Two back-up singers, sisters Charley and Hattie Webb (recruited after recent tours with the late Leonard Cohen), carried vocal harmonies to another level on “Mary Jane’s Last Dance,” with its cutting lyrics — “Tired of screwing up / Tired of going down / Tired of myself / Tired of this town” — which many guessed was about weed before Petty’s biography revealed that he struggled with heroin throughout the 1990s. Campbell applied his guitar wizardry to a Fender Stratocaster but switched to a baby blue Gibson when he shredded the slow-blues burn of “Good Enough” — with its “barefoot chewing on sugar cane” line perfect for the moment.

The kiss-off love song theme that marks much of Petty’s music showed up in “You Got Lucky” and “You’re So Bad,” though perhaps the overarching statement with this band’s stellar showcase — founding drummer Steve Ferrone was on point all day, perfectly orchestrating the rolls to close out “Free Falling” — seemed to be one of a dreamer’s life as mission accomplished.

At 7 p.m., Petty proclaimed, “We’re going to turn the amplifiers up now” and the band tore through “Refugee” and “Running Down a Dream” before returning for the encore.

Earlier in the day, unabashed enchantress Elle King performed at the Gentilly Stage.

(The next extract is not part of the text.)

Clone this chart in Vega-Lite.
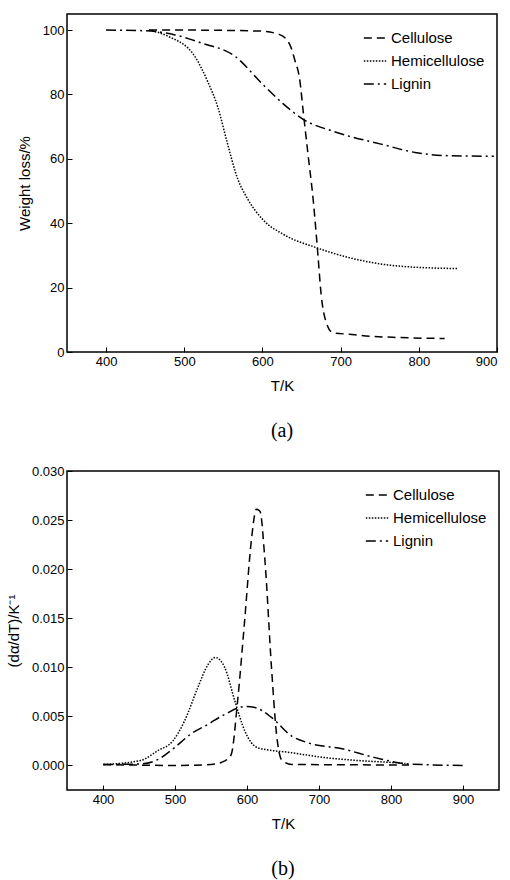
{
  "$schema": "https://vega.github.io/schema/vega-lite/v6.json",
  "background": "white",
  "padding": {"left": 5, "top": 13, "right": 8, "bottom": 5},
  "spacing": 22,
  "resolve": {"legend": {"strokeDash": "independent"}},
  "config": {
    "font": "Liberation Sans",
    "view": {"stroke": "black", "strokeWidth": 1.5},
    "axis": {"grid": false, "domain": false, "tickColor": "black", "tickSize": -5, "labelColor": "black", "labelFontSize": 13, "titleFontSize": 15, "titleFontWeight": "normal", "titleColor": "black", "labelPadding": 8, "titlePadding": 10},
    "title": {"font": "Liberation Serif", "fontSize": 20, "fontWeight": "normal", "orient": "bottom", "offset": 28},
    "legend": {"orient": "top-right", "title": null, "symbolType": "stroke", "symbolStrokeColor": "black", "symbolStrokeWidth": 1.5, "symbolSize": 500, "labelFontSize": 15, "labelColor": "black", "rowPadding": 3, "offset": 12}
  },
  "datasets": {
    "tg": [
      {"T": 455, "w": 100, "s": "Cellulose"},
      {"T": 500, "w": 100, "s": "Cellulose"},
      {"T": 597, "w": 99.7, "s": "Cellulose"},
      {"T": 622, "w": 98.6, "s": "Cellulose"},
      {"T": 635, "w": 95.5, "s": "Cellulose"},
      {"T": 641, "w": 91, "s": "Cellulose"},
      {"T": 648, "w": 84, "s": "Cellulose"},
      {"T": 652, "w": 75, "s": "Cellulose"},
      {"T": 658, "w": 62, "s": "Cellulose"},
      {"T": 665, "w": 47, "s": "Cellulose"},
      {"T": 671, "w": 30, "s": "Cellulose"},
      {"T": 675, "w": 18, "s": "Cellulose"},
      {"T": 681, "w": 9.6, "s": "Cellulose"},
      {"T": 690, "w": 6, "s": "Cellulose"},
      {"T": 711, "w": 5.5, "s": "Cellulose"},
      {"T": 732, "w": 5, "s": "Cellulose"},
      {"T": 774, "w": 4.5, "s": "Cellulose"},
      {"T": 833, "w": 4.2, "s": "Cellulose"},
      {"T": 455, "w": 100, "s": "Hemicellulose"},
      {"T": 480, "w": 98, "s": "Hemicellulose"},
      {"T": 513, "w": 92, "s": "Hemicellulose"},
      {"T": 530, "w": 84, "s": "Hemicellulose"},
      {"T": 543, "w": 76, "s": "Hemicellulose"},
      {"T": 555, "w": 65, "s": "Hemicellulose"},
      {"T": 568, "w": 54, "s": "Hemicellulose"},
      {"T": 580, "w": 48, "s": "Hemicellulose"},
      {"T": 601, "w": 41, "s": "Hemicellulose"},
      {"T": 627, "w": 36.5, "s": "Hemicellulose"},
      {"T": 669, "w": 32.4, "s": "Hemicellulose"},
      {"T": 711, "w": 29.3, "s": "Hemicellulose"},
      {"T": 774, "w": 26.7, "s": "Hemicellulose"},
      {"T": 850, "w": 25.9, "s": "Hemicellulose"},
      {"T": 400, "w": 100, "s": "Lignin"},
      {"T": 450, "w": 99.8, "s": "Lignin"},
      {"T": 488, "w": 98.5, "s": "Lignin"},
      {"T": 522, "w": 96, "s": "Lignin"},
      {"T": 564, "w": 92, "s": "Lignin"},
      {"T": 601, "w": 83, "s": "Lignin"},
      {"T": 627, "w": 77, "s": "Lignin"},
      {"T": 652, "w": 72.3, "s": "Lignin"},
      {"T": 690, "w": 68.6, "s": "Lignin"},
      {"T": 753, "w": 64.5, "s": "Lignin"},
      {"T": 795, "w": 62, "s": "Lignin"},
      {"T": 837, "w": 61, "s": "Lignin"},
      {"T": 896, "w": 60.8, "s": "Lignin"}
    ],
    "dtg": [
      {"T": 400, "r": 0.0001, "s": "Cellulose"},
      {"T": 500, "r": 0.0, "s": "Cellulose"},
      {"T": 550, "r": 0.0001, "s": "Cellulose"},
      {"T": 570, "r": 0.0005, "s": "Cellulose"},
      {"T": 578, "r": 0.0011, "s": "Cellulose"},
      {"T": 587, "r": 0.0066, "s": "Cellulose"},
      {"T": 597, "r": 0.015, "s": "Cellulose"},
      {"T": 606, "r": 0.0229, "s": "Cellulose"},
      {"T": 613, "r": 0.0261, "s": "Cellulose"},
      {"T": 618, "r": 0.0259, "s": "Cellulose"},
      {"T": 625, "r": 0.0208, "s": "Cellulose"},
      {"T": 634, "r": 0.010, "s": "Cellulose"},
      {"T": 641, "r": 0.0032, "s": "Cellulose"},
      {"T": 648, "r": 0.0006, "s": "Cellulose"},
      {"T": 662, "r": 0.0001, "s": "Cellulose"},
      {"T": 825, "r": 0.00005, "s": "Cellulose"},
      {"T": 401, "r": 0.0001, "s": "Hemicellulose"},
      {"T": 452, "r": 0.0005, "s": "Hemicellulose"},
      {"T": 476, "r": 0.0015, "s": "Hemicellulose"},
      {"T": 497, "r": 0.0025, "s": "Hemicellulose"},
      {"T": 513, "r": 0.0045, "s": "Hemicellulose"},
      {"T": 532, "r": 0.008, "s": "Hemicellulose"},
      {"T": 546, "r": 0.0103, "s": "Hemicellulose"},
      {"T": 556, "r": 0.011, "s": "Hemicellulose"},
      {"T": 569, "r": 0.010, "s": "Hemicellulose"},
      {"T": 583, "r": 0.0066, "s": "Hemicellulose"},
      {"T": 597, "r": 0.0035, "s": "Hemicellulose"},
      {"T": 615, "r": 0.0018, "s": "Hemicellulose"},
      {"T": 662, "r": 0.0013, "s": "Hemicellulose"},
      {"T": 708, "r": 0.0008, "s": "Hemicellulose"},
      {"T": 755, "r": 0.0005, "s": "Hemicellulose"},
      {"T": 801, "r": 0.0003, "s": "Hemicellulose"},
      {"T": 820, "r": 0.0002, "s": "Hemicellulose"},
      {"T": 400, "r": 0.0001, "s": "Lignin"},
      {"T": 452, "r": 0.00015, "s": "Lignin"},
      {"T": 476, "r": 0.0006, "s": "Lignin"},
      {"T": 499, "r": 0.0018, "s": "Lignin"},
      {"T": 522, "r": 0.0032, "s": "Lignin"},
      {"T": 546, "r": 0.0042, "s": "Lignin"},
      {"T": 569, "r": 0.0052, "s": "Lignin"},
      {"T": 597, "r": 0.006, "s": "Lignin"},
      {"T": 611, "r": 0.0059, "s": "Lignin"},
      {"T": 634, "r": 0.0049, "s": "Lignin"},
      {"T": 662, "r": 0.003, "s": "Lignin"},
      {"T": 685, "r": 0.0023, "s": "Lignin"},
      {"T": 732, "r": 0.0017, "s": "Lignin"},
      {"T": 778, "r": 0.0008, "s": "Lignin"},
      {"T": 825, "r": 0.00015, "s": "Lignin"},
      {"T": 900, "r": 0.0, "s": "Lignin"}
    ]
  },
  "vconcat": [
    {
      "title": "(a)",
      "width": 430,
      "height": 338,
      "data": {"name": "tg"},
      "mark": {"type": "line", "color": "black", "strokeWidth": 1.5, "interpolate": "monotone"},
      "encoding": {
        "x": {"field": "T", "type": "quantitative", "title": "T/K", "scale": {"domain": [350, 900], "nice": false}, "axis": {"values": [400, 500, 600, 700, 800, 900]}},
        "y": {"field": "w", "type": "quantitative", "title": "Weight loss/%", "scale": {"domain": [0, 105], "nice": false}, "axis": {"values": [0, 20, 40, 60, 80, 100]}},
        "strokeDash": {"field": "s", "type": "nominal", "scale": {"domain": ["Cellulose", "Hemicellulose", "Lignin"], "range": [[8, 5], [1.5, 1.5], [10, 4, 2, 4]]}}
      }
    },
    {
      "title": "(b)",
      "width": 432,
      "height": 319,
      "data": {"name": "dtg"},
      "mark": {"type": "line", "color": "black", "strokeWidth": 1.5, "interpolate": "monotone"},
      "encoding": {
        "x": {"field": "T", "type": "quantitative", "title": "T/K", "scale": {"domain": [350, 950], "nice": false}, "axis": {"values": [400, 500, 600, 700, 800, 900]}},
        "y": {"field": "r", "type": "quantitative", "title": "(dα/dT)/K⁻¹", "scale": {"domain": [-0.0025, 0.03], "nice": false}, "axis": {"values": [0, 0.005, 0.01, 0.015, 0.02, 0.025, 0.03], "format": ".3f"}},
        "strokeDash": {"field": "s", "type": "nominal", "scale": {"domain": ["Cellulose", "Hemicellulose", "Lignin"], "range": [[8, 5], [1.5, 1.5], [10, 4, 2, 4]]}}
      }
    }
  ]
}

The Los Angeles-based rocker/actress (and daughter of Rob Schneider) returned for her second consecutive Jazz Fest and treated fans to gems off her stellar 2015 album, Love Stuff. She said “this song explains a lot” as she introduced “Under the Influence,” with its theme “your kiss is my addiction.” She switched to acoustic guitar and joked that she’s “faking it still” — explaining how writing a song based on an instrument proves she knows how to play it. Then she launched into the bluesy “Ain’t Gonna Drown,” a tune spun into a brassy, up-tempo funk swing by her ace backing band.

Reunited Grammy winners The Mavericks plied its earnest blend of soulful country at Fais Do-Do stage, with frontman Raul Malo in a white Stetson hat crooning love ballads with the organic grace of Lyle Lovett. The songs were propelled by the stirring saxophone of Max Abrams and the organ swells of Jerry Dale McFadden.

Saxophonist Maceo Parker filled in for the announced cancellation of George Benson in the Jazz Tent. James Brown’s longtime horn-section leader recruited the relentless talent of drummer Nikki Glaspie, who performed with Dumpstaphunk for a few years before forming Nth Power and becoming an in-demand free agent.